— start Information provided —
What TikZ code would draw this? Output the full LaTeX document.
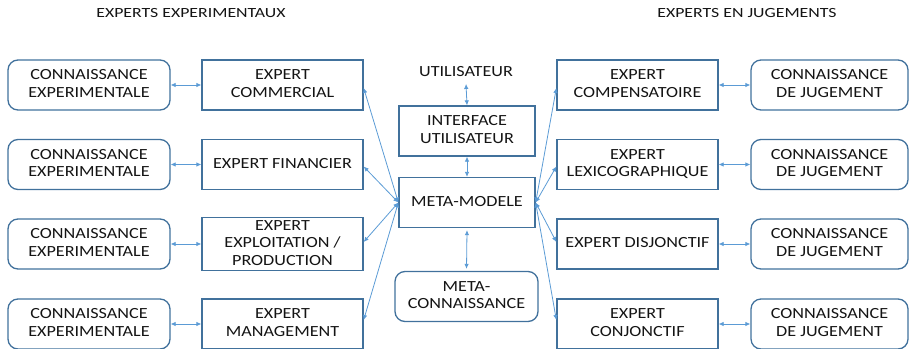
\documentclass[tikz,border=0pt]{standalone}
\usepackage{fontspec}
\setmainfont{Carlito}
\usepackage{graphicx}
\usetikzlibrary{arrows.meta,calc}

\definecolor{boxline}{RGB}{65,113,156}
\definecolor{linkblue}{RGB}{91,155,213}
\definecolor{ink}{RGB}{20,20,20}

% widened multi-line label
\newcommand{\wlabel}[2][1.17]{\scalebox{#1}[1]{\begin{tabular}{@{}c@{}}#2\end{tabular}}}

\tikzset{
  boxbase/.style={draw=boxline, line width=1.3pt, inner sep=0pt, text=ink,
    font=\fontsize{15.5}{17.5}\selectfont},
  knowbox/.style={boxbase, rounded corners=10pt, minimum width=#1, minimum height=50pt},
  knowbox/.default=162pt,
  expertbox/.style={boxbase, minimum width=161pt, minimum height=50pt},
  centerbox/.style={boxbase, minimum width=136pt, minimum height=50pt},
  plainlabel/.style={inner sep=2pt, text=ink, font=\fontsize{15.5}{17.5}\selectfont},
  headlabel/.style={inner sep=0pt, text=ink, font=\fontsize{14}{16}\selectfont},
  link/.style={draw=linkblue, line width=0.8pt,
    {Latex[length=5pt,width=4.5pt]}-{Latex[length=5pt,width=4.5pt]}}
}

\begin{document}
\begin{tikzpicture}[x=1pt,y=-1pt]
  \useasboundingbox (0,0) rectangle (909,348);

  % column headings
  \node[headlabel] (hleft)  at (191,14) {\wlabel[1.27]{EXPERTS EXPERIMENTAUX}};
  \node[headlabel] (hright) at (747,14) {\wlabel[1.27]{EXPERTS EN JUGEMENTS}};

  % experiential side
  \node[knowbox] (kl1) at (89,85)    {\wlabel{CONNAISSANCE\\EXPERIMENTALE}};
  \node[knowbox] (kl2) at (89,164.5) {\wlabel{CONNAISSANCE\\EXPERIMENTALE}};
  \node[knowbox] (kl3) at (89,244)   {\wlabel{CONNAISSANCE\\EXPERIMENTALE}};
  \node[knowbox] (kl4) at (89,324)   {\wlabel{CONNAISSANCE\\EXPERIMENTALE}};

  \node[expertbox] (el1) at (282.5,85)    {\wlabel{EXPERT\\COMMERCIAL}};
  \node[expertbox] (el2) at (282.5,164.5) {\wlabel{EXPERT FINANCIER}};
  \node[expertbox] (el3) at (282.5,244)   {\wlabel{EXPERT\\EXPLOITATION /\\PRODUCTION}};
  \node[expertbox] (el4) at (282.5,324)   {\wlabel{EXPERT\\MANAGEMENT}};

  % centre column
  \node[plainlabel] (user) at (466,73) {\wlabel{UTILISATEUR}};
  \node[centerbox] (iface) at (467,131)   {\wlabel{INTERFACE\\UTILISATEUR}};
  \node[centerbox] (meta)  at (467,202.5) {\wlabel{META-MODELE}};
  \node[knowbox=143pt] (metak) at (466.5,296.5) {\wlabel{META-\\CONNAISSANCE}};

  % judgement side
  \node[expertbox] (er1) at (637.5,85)    {\wlabel{EXPERT\\COMPENSATOIRE}};
  \node[expertbox] (er2) at (637.5,164.5) {\wlabel{EXPERT\\LEXICOGRAPHIQUE}};
  \node[expertbox] (er3) at (637.5,244)   {\wlabel{EXPERT DISJONCTIF}};
  \node[expertbox] (er4) at (637.5,324)   {\wlabel{EXPERT\\CONJONCTIF}};

  \node[knowbox=157pt] (kr1) at (829.5,85)    {\wlabel{CONNAISSANCE\\DE JUGEMENT}};
  \node[knowbox=157pt] (kr2) at (829.5,164.5) {\wlabel{CONNAISSANCE\\DE JUGEMENT}};
  \node[knowbox=157pt] (kr3) at (829.5,244)   {\wlabel{CONNAISSANCE\\DE JUGEMENT}};
  \node[knowbox=157pt] (kr4) at (829.5,324)   {\wlabel{CONNAISSANCE\\DE JUGEMENT}};

  % knowledge <-> expert links
  \foreach \i in {1,...,4} {
    \draw[link] (kl\i.east) -- (el\i.west);
    \draw[link] (er\i.east) -- (kr\i.west);
  }

  % centre column links
  \draw[link] (user.south) -- (iface.north);
  \draw[link] (iface.south) -- (meta.north);
  \draw[link] ([yshift=-2pt]meta.south) -- ([yshift=2pt]metak.north);

  % meta-model <-> experts
  \draw[link] (meta.west) -- ([yshift=-3pt]el1.east);
  \draw[link] (meta.west) -- ([yshift=-2pt]el2.east);
  \draw[link] (meta.west) -- ([yshift=2pt]el3.east);
  \draw[link] (meta.west) -- ([yshift=4pt]el4.east);
  \draw[link] (meta.east) -- ([yshift=-3pt]er1.west);
  \draw[link] (meta.east) -- ([yshift=-2pt]er2.west);
  \draw[link] (meta.east) -- ([yshift=2pt]er3.west);
  \draw[link] (meta.east) -- ([yshift=4pt]er4.west);
\end{tikzpicture}
\end{document}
— end Information provided —
Goal
Make an exact copy of the listing above. Do not include the pictures.

Worked answer
What TikZ code would draw this? Output the full LaTeX document.
\documentclass[tikz,border=0pt]{standalone}
\usepackage{fontspec}
\setmainfont{Carlito}
\usepackage{graphicx}
\usetikzlibrary{arrows.meta,calc}

\definecolor{boxline}{RGB}{65,113,156}
\definecolor{linkblue}{RGB}{91,155,213}
\definecolor{ink}{RGB}{20,20,20}

% widened multi-line label
\newcommand{\wlabel}[2][1.17]{\scalebox{#1}[1]{\begin{tabular}{@{}c@{}}#2\end{tabular}}}

\tikzset{
  boxbase/.style={draw=boxline, line width=1.3pt, inner sep=0pt, text=ink,
    font=\fontsize{15.5}{17.5}\selectfont},
  knowbox/.style={boxbase, rounded corners=10pt, minimum width=#1, minimum height=50pt},
  knowbox/.default=162pt,
  expertbox/.style={boxbase, minimum width=161pt, minimum height=50pt},
  centerbox/.style={boxbase, minimum width=136pt, minimum height=50pt},
  plainlabel/.style={inner sep=2pt, text=ink, font=\fontsize{15.5}{17.5}\selectfont},
  headlabel/.style={inner sep=0pt, text=ink, font=\fontsize{14}{16}\selectfont},
  link/.style={draw=linkblue, line width=0.8pt,
    {Latex[length=5pt,width=4.5pt]}-{Latex[length=5pt,width=4.5pt]}}
}

\begin{document}
\begin{tikzpicture}[x=1pt,y=-1pt]
  \useasboundingbox (0,0) rectangle (909,348);

  % column headings
  \node[headlabel] (hleft)  at (191,14) {\wlabel[1.27]{EXPERTS EXPERIMENTAUX}};
  \node[headlabel] (hright) at (747,14) {\wlabel[1.27]{EXPERTS EN JUGEMENTS}};

  % experiential side
  \node[knowbox] (kl1) at (89,85)    {\wlabel{CONNAISSANCE\\EXPERIMENTALE}};
  \node[knowbox] (kl2) at (89,164.5) {\wlabel{CONNAISSANCE\\EXPERIMENTALE}};
  \node[knowbox] (kl3) at (89,244)   {\wlabel{CONNAISSANCE\\EXPERIMENTALE}};
  \node[knowbox] (kl4) at (89,324)   {\wlabel{CONNAISSANCE\\EXPERIMENTALE}};

  \node[expertbox] (el1) at (282.5,85)    {\wlabel{EXPERT\\COMMERCIAL}};
  \node[expertbox] (el2) at (282.5,164.5) {\wlabel{EXPERT FINANCIER}};
  \node[expertbox] (el3) at (282.5,244)   {\wlabel{EXPERT\\EXPLOITATION /\\PRODUCTION}};
  \node[expertbox] (el4) at (282.5,324)   {\wlabel{EXPERT\\MANAGEMENT}};

  % centre column
  \node[plainlabel] (user) at (466,73) {\wlabel{UTILISATEUR}};
  \node[centerbox] (iface) at (467,131)   {\wlabel{INTERFACE\\UTILISATEUR}};
  \node[centerbox] (meta)  at (467,202.5) {\wlabel{META-MODELE}};
  \node[knowbox=143pt] (metak) at (466.5,296.5) {\wlabel{META-\\CONNAISSANCE}};

  % judgement side
  \node[expertbox] (er1) at (637.5,85)    {\wlabel{EXPERT\\COMPENSATOIRE}};
  \node[expertbox] (er2) at (637.5,164.5) {\wlabel{EXPERT\\LEXICOGRAPHIQUE}};
  \node[expertbox] (er3) at (637.5,244)   {\wlabel{EXPERT DISJONCTIF}};
  \node[expertbox] (er4) at (637.5,324)   {\wlabel{EXPERT\\CONJONCTIF}};

  \node[knowbox=157pt] (kr1) at (829.5,85)    {\wlabel{CONNAISSANCE\\DE JUGEMENT}};
  \node[knowbox=157pt] (kr2) at (829.5,164.5) {\wlabel{CONNAISSANCE\\DE JUGEMENT}};
  \node[knowbox=157pt] (kr3) at (829.5,244)   {\wlabel{CONNAISSANCE\\DE JUGEMENT}};
  \node[knowbox=157pt] (kr4) at (829.5,324)   {\wlabel{CONNAISSANCE\\DE JUGEMENT}};

  % knowledge <-> expert links
  \foreach \i in {1,...,4} {
    \draw[link] (kl\i.east) -- (el\i.west);
    \draw[link] (er\i.east) -- (kr\i.west);
  }

  % centre column links
  \draw[link] (user.south) -- (iface.north);
  \draw[link] (iface.south) -- (meta.north);
  \draw[link] ([yshift=-2pt]meta.south) -- ([yshift=2pt]metak.north);

  % meta-model <-> experts
  \draw[link] (meta.west) -- ([yshift=-3pt]el1.east);
  \draw[link] (meta.west) -- ([yshift=-2pt]el2.east);
  \draw[link] (meta.west) -- ([yshift=2pt]el3.east);
  \draw[link] (meta.west) -- ([yshift=4pt]el4.east);
  \draw[link] (meta.east) -- ([yshift=-3pt]er1.west);
  \draw[link] (meta.east) -- ([yshift=-2pt]er2.west);
  \draw[link] (meta.east) -- ([yshift=2pt]er3.west);
  \draw[link] (meta.east) -- ([yshift=4pt]er4.west);
\end{tikzpicture}
\end{document}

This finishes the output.